Metric name	Metric description	Metric labels
process_uptime_seconds	Uptime of policy-api application in seconds.
http_server_requests_seconds_count	Number of API requests filtered by uri, REST method and response status among other labels	“exception”: any exception string; “method”: REST method used; “outcome”: response status string; “status”: http response status code; “uri”: REST endpoint invoked
http_server_requests_seconds_sum	Time taken for an API request filtered by uri, REST method and response status among other labels	“exception”: any exception string; “method”: REST method used; “outcome”: response status string; “status”: http response status code; “uri”: REST endpoint invoked

Key metrics for Policy PAP 

Metric name	Metric description	Metric labels
process_uptime_seconds	Uptime of policy-pap application in seconds.
http_server_requests_seconds_count	Number of API requests filtered by uri, REST method and response status among other labels	“exception”: any exception string; “method”: REST method used; “outcome”: response status string; “status”: http response status code; “uri”: REST endpoint invoked
http_server_requests_seconds_sum	Time taken for an API request filtered by uri, REST method and response status among other labels	“exception”: any exception string; “method”: REST method used; “outcome”: response status string; “status”: http response status code; “uri”: REST endpoint invoked
pap_policy_deployments	Number of TOSCA policy deploy/undeploy operations	“operation”: Possibles values are deploy, undeploy; “status”: Deploy/Undeploy status values - SUCCESS, FAILURE, TOTAL

Key metrics for APEX-PDP 

Metric name	Metric description	Metric labels
process_start_time_seconds	Uptime of apex-pdp application in seconds
pdpa_policy_deployments_total	Number of TOSCA policy deploy/undeploy operations	“operation”: Possibles values are deploy, undeploy; “status”: Deploy/Undeploy status values - SUCCESS, FAILURE, TOTAL
pdpa_policy_executions_total	Number of TOSCA policy executions	“status”: Execution status values - SUCCESS, FAILURE, TOTAL”
pdpa_engine_state	State of APEX engine	“engine_instance_id”: ID of the engine thread
pdpa_engine_last_start_timestamp_epoch	Epoch timestamp of the instance when engine was last started to derive uptime from	“engine_instance_id”: ID of the engine thread
pdpa_engine_event_executions	Number of APEX event execution counter per engine thread	“engine_instance_id”: ID of the engine thread
pdpa_engine_average_execution_time_seconds	Average time taken to execute an APEX policy in seconds	“engine_instance_id”: ID of the engine thread

Key metrics for XACML PDP 

Metric name	Metric description	Metric labels
process_start_time_seconds	Uptime of policy-pap application in seconds.
pdpx_policy_deployments_total	Counts the total number of deployment operations	“operation”: Possible values are deploy, undeploy
pdpx_policy_decisions_total	Counts the total number of decisions	“application”: Possible values are Monitoring, Guard, Optimization, Naming, Native, Match; “status”: Possible values are permit, deny, indeterminant, not_applicable
logback_appender_total	Counts the log entries	level: Counts on a per log level basis.
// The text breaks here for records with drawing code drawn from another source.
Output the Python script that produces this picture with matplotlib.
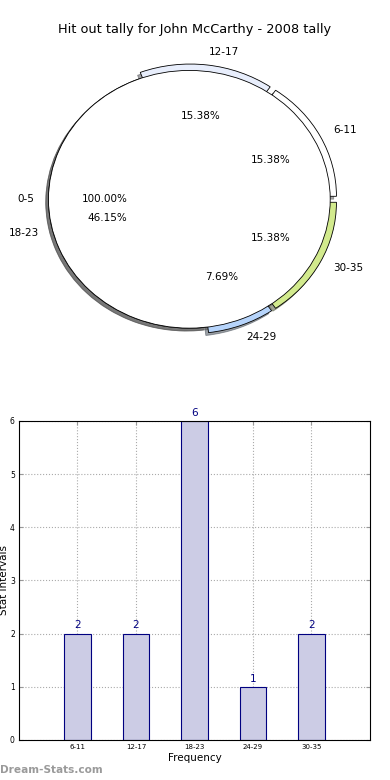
import matplotlib
matplotlib.use("Agg")
import matplotlib.pyplot as plt

# data
pie_labels = ["6-11", "12-17", "18-23", "24-29", "30-35"]
pie_counts = [2, 2, 6, 1, 2]
pie_colors = ["#ffffff", "#e8eefc", "#ffffff", "#b6d4fb", "#d2ea8d"]
pie_explode = [0.05, 0.05, 0.0, 0.045, 0.05]

overlay_labels = ["0-5"]
overlay_counts = [1]

bar_labels = ["6-11", "12-17", "18-23", "24-29", "30-35"]
bar_counts = [2, 2, 6, 1, 2]

title = "Hit out tally for John McCarthy - 2008 tally"

fig = plt.figure(figsize=(3.9, 7.8), dpi=100)

shadow_style = dict(ox=-0.014, oy=-0.016)

# pie part
ax1 = fig.add_axes([0.034, 0.538, 0.903, 0.413])
ax1.pie(
    pie_counts,
    labels=pie_labels,
    colors=pie_colors,
    explode=pie_explode,
    autopct="%1.2f%%",
    shadow=shadow_style,
    startangle=0,
    wedgeprops=dict(edgecolor="black", linewidth=0.6),
    textprops=dict(fontsize=7.5),
)
ax1.pie(
    overlay_counts,
    labels=overlay_labels,
    colors=["white"],
    autopct="%1.2f%%",
    shadow=shadow_style,
    startangle=0,
    wedgeprops=dict(edgecolor="black", linewidth=0.6),
    textprops=dict(fontsize=7.5),
)
ax1.set_aspect("auto")
ax1.set_xlim(-1.25, 1.25)
ax1.set_ylim(-1.25, 1.25)

fig.text(0.5, 1 - 30 / 780, title, ha="center", va="center", fontsize=9.3)

# bar part
ax2 = fig.add_axes([0.0487, 0.0513, 0.9, 0.409])
xpos = list(range(1, len(bar_counts) + 1))
ax2.bar(
    xpos,
    bar_counts,
    width=0.45,
    color="#cccce5",
    edgecolor="navy",
    linewidth=0.8,
    zorder=2,
)
for x, v in zip(xpos, bar_counts):
    ax2.text(x, v + 0.06, str(v), ha="center", va="bottom",
             color="navy", fontsize=7.5)

ax2.set_xlim(0, 6)
ax2.set_ylim(0, 6)
ax2.set_xticks(xpos)
ax2.set_xticklabels(bar_labels, fontsize=5)
ax2.set_yticks(range(0, 7))
ax2.tick_params(axis="y", labelsize=5.5)
ax2.tick_params(direction="in", top=True, right=True, length=3,
                color="#999999", pad=3)
ax2.grid(True, linestyle=":", color="#aaaaaa", linewidth=0.8, zorder=0)
ax2.set_axisbelow(True)
ax2.set_xlabel("Frequency", fontsize=7.5, labelpad=2)
ax2.set_ylabel("Stat Intervals", fontsize=7.5)
ax2.yaxis.set_label_coords(-0.028, 0.5)

fig.text(0.0, 1 - 770 / 780, "Dream-Stats.com", ha="left", va="center",
         fontsize=7.6, fontweight="bold", color="#9a9a9a")

fig.savefig("out.png", dpi=100)
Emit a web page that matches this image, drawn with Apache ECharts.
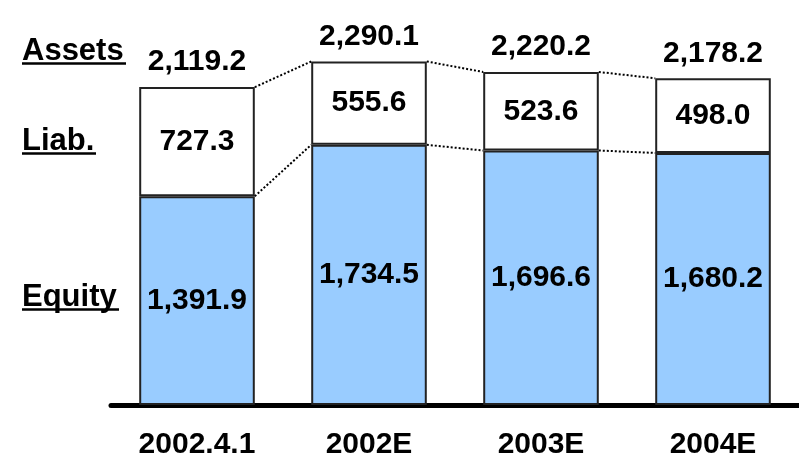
<!DOCTYPE html>
<html>
<head>
<meta charset="utf-8">
<script src="https://cdn.jsdelivr.net/npm/echarts@6/dist/echarts.min.js"></script>
<style>
  html, body { margin: 0; padding: 0; background: #fff; }
  #chart { width: 799px; height: 460px; }
</style>
</head>
<body>
<div id="chart"></div>
<script>
var categories = ['2002.4.1', '2002E', '2003E', '2004E'];
var equity = [1391.9, 1734.5, 1696.6, 1680.2];
var liab = [727.3, 555.6, 523.6, 498.0];
var assets = [2119.2, 2290.1, 2220.2, 2178.2];

var FONT = '"Liberation Sans", Arial, sans-serif';
var BAR_W = 0.672; // share of category band

function fmt(v) {
  return v.toLocaleString('en-US', { minimumFractionDigits: 1, maximumFractionDigits: 1 });
}

var myChart = echarts.init(document.getElementById('chart'), null, { renderer: 'canvas' });

// dotted connectors between bar corners + total labels above bars
function renderLinks(params, api) {
  var i = api.value(0);
  var band = api.size([1, 0])[0];
  var hw = band * BAR_W / 2;
  var top = api.coord([i, assets[i]]);
  var children = [{
    type: 'text',
    style: {
      text: fmt(assets[i]),
      x: top[0], y: top[1] - 25,
      align: 'center', verticalAlign: 'middle',
      font: 'bold 30px ' + FONT, fill: '#000'
    }
  }];
  if (i < categories.length - 1) {
    var nTop = api.coord([i + 1, assets[i + 1]]);
    var eq = api.coord([i, equity[i]]);
    var nEq = api.coord([i + 1, equity[i + 1]]);
    var dotted = { stroke: '#000', lineWidth: 2, lineDash: [2, 2] };
    children.push({
      type: 'line',
      shape: { x1: top[0] + hw, y1: top[1], x2: nTop[0] - hw, y2: nTop[1] },
      style: dotted
    });
    children.push({
      type: 'line',
      shape: { x1: eq[0] + hw, y1: eq[1], x2: nEq[0] - hw, y2: nEq[1] },
      style: dotted
    });
  }
  return { type: 'group', children: children };
}

function sideLabel(text, x, baseline, lineEnd) {
  return [{
    type: 'text', left: x, top: baseline - 25,
    style: { text: text, font: 'bold 31px ' + FONT, fill: '#000' }
  }, {
    type: 'line',
    shape: { x1: x, y1: baseline + 2.5, x2: lineEnd, y2: baseline + 2.5 },
    style: { stroke: '#000', lineWidth: 2.5 }
  }];
}

var option = {
  animation: false,
  backgroundColor: '#fff',
  grid: { left: 111, width: 690, top: 0, height: 407 },
  xAxis: {
    type: 'category',
    data: categories,
    axisLine: { show: true, lineStyle: { color: '#000', width: 5 } },
    axisTick: { show: false },
    axisLabel: { color: '#000', fontSize: 30, fontWeight: 'bold', fontFamily: FONT, margin: 25 }
  },
  yAxis: {
    type: 'value', min: 0, max: 2700,
    show: false, splitLine: { show: false }
  },
  graphic: [].concat(
    sideLabel('Assets', 22, 61, 126),
    sideLabel('Liab.', 22, 151, 96),
    sideLabel('Equity', 22, 307, 119)
  ),
  series: [
    {
      name: 'Equity', type: 'bar', stack: 'bs', barWidth: (BAR_W * 100) + '%',
      data: equity,
      itemStyle: { color: '#99CCFF', borderColor: '#222', borderWidth: 2 },
      label: {
        show: true, position: 'inside', color: '#000',
        fontSize: 30, fontWeight: 'bold', fontFamily: FONT,
        formatter: function (p) { return fmt(p.value); }
      }
    },
    {
      name: 'Liab.', type: 'bar', stack: 'bs',
      data: liab,
      itemStyle: { color: '#fff', borderColor: '#222', borderWidth: 2 },
      label: {
        show: true, position: 'inside', color: '#000',
        fontSize: 30, fontWeight: 'bold', fontFamily: FONT,
        formatter: function (p) { return fmt(p.value); }
      }
    },
    {
      type: 'custom',
      renderItem: renderLinks,
      data: categories.map(function (c, i) { return [i, assets[i]]; }),
      z: 5
    }
  ]
};

myChart.setOption(option);
</script>
</body>
</html>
Key metrics for Drools PDP 

Metric name	Metric description	Metric labels
process_start_time_seconds	Uptime of policy-drools-pdp component in seconds.
pdpd_policy_deployments_total	Count of policy deployments	operation: deploy\|undeploy, status: SUCCESS\|FAILURE
pdpd_policy_executions_latency_seconds_count	Count of policy executions	controller, controlloop, policy
pdpd_policy_executions_latency_seconds_sum	Count of policy execution latency in seconds	controller, controlloop, policy
logback_appender_total	Count of log entries	level

Key metrics for Policy Distribution 

Metric name	Metric description
total_distribution_received_count	Total number of distribution received
distribution_success_count	Total number of distribution successfully processed
distribution_failure_count	Total number of distribution failures
total_download_received_count	Total number of download received
download_success_count	Total number of download successfully processed
download_failure_count	Total number of download failures

Key metrics for OPA PDP 

Metric name	Metric description
opa_decision_response_time_seconds	Response time of OPA decision handler
opa_data_response_time_seconds	Response time of OPA data handler
pdpo_policy_decisions_total	Total Number of Decision Handler hits for OPA
pdpo_policy_deployments_total	Total Number of Successful Deployment for OPA
pdpo_policy_failures_total	Total Number of Deployment Failures for OPA
pdpo_dynamic_data_success_total	Total Number of Successful Dynamic Data Updates for OPA
pdpo_dynamic_data_failures_total	Total Number of Failed Dynamic Data Updates for OPA
pdpo_policy_undeployments_success_total	Total Number of Successful Deployment for OPA
pdpo_policy_undeployments_failures_total	Total Number of Deployment Failures for OPA

3. OOM changes to enable prometheus monitoring for Policy Framework 

Policy Framework uses ServiceMonitor custom resource definition (CRD) to allow Prometheus to monitor the services it exposes. Label selection is used to determine which services are selected to be monitored. For label management and troubleshooting refer to the documentation at: Prometheus operator.

OOM charts for policy include ServiceMonitor and properties can be overwritten based on the deployment specifics.